Researchers have made a significant breakthrough in the realm of 3D printing, developing a sustainable method that enables the creation of a wide range of dynamic colors from a single ink. Taking inspiration from the remarkable color-changing abilities of chameleons, this innovative approach opens new avenues for color customization in 3D-printed objects.
The pioneering work was led by Ying Diao, an associate professor of chemistry and chemical and biomolecular engineering at the University of Illinois Urbana-Champaign, who is also a researcher at the Beckman Institute for Advanced Science and Technology. Diao emphasized the potential of novel chemistries and printing processes in modulating structural color, allowing for the generation of color gradients that were previously unattainable.
The results of this groundbreaking study have been published in the prestigious journal PNAS (Proceedings of the National Academy of Sciences).
Collaboration played a pivotal role in this research endeavor, as highlighted by coauthor Damien Guironnet, an associate professor of chemical and biomolecular engineering, who stated, “This work is a great illustration of the power of collaboration.”
In this study, Diao and her team introduced a UV-assisted direct-ink-write 3D printing method, which proved to be instrumental in adjusting structural color during the printing process. By controlling light to influence the evaporative assembly of specially designed crosslinking polymers, the researchers were able to achieve remarkable results.

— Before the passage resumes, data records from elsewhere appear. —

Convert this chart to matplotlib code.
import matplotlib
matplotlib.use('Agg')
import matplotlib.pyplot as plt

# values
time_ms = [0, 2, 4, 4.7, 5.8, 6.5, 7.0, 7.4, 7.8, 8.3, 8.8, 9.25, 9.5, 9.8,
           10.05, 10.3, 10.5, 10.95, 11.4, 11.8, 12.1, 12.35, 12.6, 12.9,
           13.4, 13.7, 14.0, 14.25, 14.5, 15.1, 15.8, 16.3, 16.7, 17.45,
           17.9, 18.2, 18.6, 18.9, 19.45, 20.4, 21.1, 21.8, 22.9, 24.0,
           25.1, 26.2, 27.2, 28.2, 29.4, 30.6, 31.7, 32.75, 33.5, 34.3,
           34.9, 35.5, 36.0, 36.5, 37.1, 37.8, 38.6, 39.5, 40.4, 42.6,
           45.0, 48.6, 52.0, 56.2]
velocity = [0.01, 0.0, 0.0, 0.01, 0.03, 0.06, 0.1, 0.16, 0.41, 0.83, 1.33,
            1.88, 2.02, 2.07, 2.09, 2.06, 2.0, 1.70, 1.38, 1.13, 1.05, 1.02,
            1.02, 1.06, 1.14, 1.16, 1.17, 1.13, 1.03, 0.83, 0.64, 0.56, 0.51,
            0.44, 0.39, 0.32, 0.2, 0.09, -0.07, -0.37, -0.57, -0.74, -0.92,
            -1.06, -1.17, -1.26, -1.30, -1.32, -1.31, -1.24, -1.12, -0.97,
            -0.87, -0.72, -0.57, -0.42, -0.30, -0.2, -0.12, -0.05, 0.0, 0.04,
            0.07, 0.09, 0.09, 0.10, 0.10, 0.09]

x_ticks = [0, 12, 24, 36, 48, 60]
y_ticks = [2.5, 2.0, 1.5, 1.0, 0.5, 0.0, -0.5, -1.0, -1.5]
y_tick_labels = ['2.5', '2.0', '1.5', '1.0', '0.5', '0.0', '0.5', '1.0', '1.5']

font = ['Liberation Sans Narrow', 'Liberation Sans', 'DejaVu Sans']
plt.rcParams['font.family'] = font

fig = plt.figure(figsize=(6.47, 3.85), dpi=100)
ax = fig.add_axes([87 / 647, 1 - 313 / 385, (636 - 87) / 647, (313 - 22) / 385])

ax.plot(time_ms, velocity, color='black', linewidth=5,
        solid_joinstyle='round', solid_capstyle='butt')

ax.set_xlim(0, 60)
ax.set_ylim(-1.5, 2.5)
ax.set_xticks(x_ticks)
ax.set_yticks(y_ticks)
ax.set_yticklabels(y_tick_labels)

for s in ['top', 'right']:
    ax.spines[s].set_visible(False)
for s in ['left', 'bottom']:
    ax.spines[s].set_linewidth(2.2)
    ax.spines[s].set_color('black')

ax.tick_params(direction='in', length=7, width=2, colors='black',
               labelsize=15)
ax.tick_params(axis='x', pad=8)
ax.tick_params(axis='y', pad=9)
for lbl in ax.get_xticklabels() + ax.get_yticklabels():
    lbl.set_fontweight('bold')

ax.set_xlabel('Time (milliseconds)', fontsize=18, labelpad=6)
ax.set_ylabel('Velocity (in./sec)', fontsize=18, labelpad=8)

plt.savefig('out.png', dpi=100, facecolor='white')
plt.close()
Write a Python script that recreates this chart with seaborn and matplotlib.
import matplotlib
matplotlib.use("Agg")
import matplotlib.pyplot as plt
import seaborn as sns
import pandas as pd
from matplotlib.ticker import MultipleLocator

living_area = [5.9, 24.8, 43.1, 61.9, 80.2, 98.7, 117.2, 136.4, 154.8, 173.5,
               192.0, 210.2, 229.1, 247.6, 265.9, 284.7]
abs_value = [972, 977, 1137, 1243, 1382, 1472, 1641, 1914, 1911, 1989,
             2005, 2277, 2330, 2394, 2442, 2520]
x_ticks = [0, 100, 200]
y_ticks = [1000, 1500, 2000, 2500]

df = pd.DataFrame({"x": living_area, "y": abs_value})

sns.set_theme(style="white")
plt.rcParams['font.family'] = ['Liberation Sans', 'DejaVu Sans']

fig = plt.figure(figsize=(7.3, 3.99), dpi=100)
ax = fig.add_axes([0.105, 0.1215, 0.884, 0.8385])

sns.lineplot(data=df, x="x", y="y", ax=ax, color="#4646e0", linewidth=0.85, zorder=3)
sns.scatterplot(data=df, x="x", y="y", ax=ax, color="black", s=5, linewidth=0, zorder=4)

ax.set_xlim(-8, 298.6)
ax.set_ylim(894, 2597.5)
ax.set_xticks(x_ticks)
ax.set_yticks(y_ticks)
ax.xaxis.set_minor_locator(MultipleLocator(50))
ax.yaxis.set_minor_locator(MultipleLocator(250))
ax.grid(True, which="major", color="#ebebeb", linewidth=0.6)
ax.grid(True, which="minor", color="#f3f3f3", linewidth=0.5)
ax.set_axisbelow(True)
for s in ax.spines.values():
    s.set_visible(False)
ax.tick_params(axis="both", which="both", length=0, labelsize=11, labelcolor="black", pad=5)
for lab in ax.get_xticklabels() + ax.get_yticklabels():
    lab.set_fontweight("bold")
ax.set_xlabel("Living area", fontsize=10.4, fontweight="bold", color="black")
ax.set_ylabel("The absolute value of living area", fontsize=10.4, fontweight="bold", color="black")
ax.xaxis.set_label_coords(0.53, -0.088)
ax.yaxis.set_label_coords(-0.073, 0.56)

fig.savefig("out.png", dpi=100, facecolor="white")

Lead author Sanghyun Jeon, a graduate student in the Diao Lab, explained the underlying principle: “Unlike traditional colors that rely on chemical pigments or dyes absorbing light, the structural colors observed in many biological systems are a result of nano-textured surfaces interacting with visible light. This leads to the creation of more vibrant and potentially more sustainable colors.”
The team successfully produced structural colors spanning the visible wavelength spectrum, ranging from deep blue to vibrant orange. Whereas conventional methods might require an array of paints to achieve such a color gradient, the researchers accomplished this feat using a single ink and by fine-tuning the printing process.
Coauthor Simon Rogers, an associate professor of chemical and biomolecular engineering, underscored the importance of collaborative learning, stating, “The work demonstrates the value of sharing successes and challenges among team members.”
Charles Sing, an associate professor of chemical and biomolecular engineering and materials science and engineering, emphasized the collaborative effort required to design such a system at the molecular level to achieve these remarkable properties.
This groundbreaking research not only advances the field of 3D printing but also holds promise for creating vibrant, sustainable colors in various applications, from artistic creations to functional objects.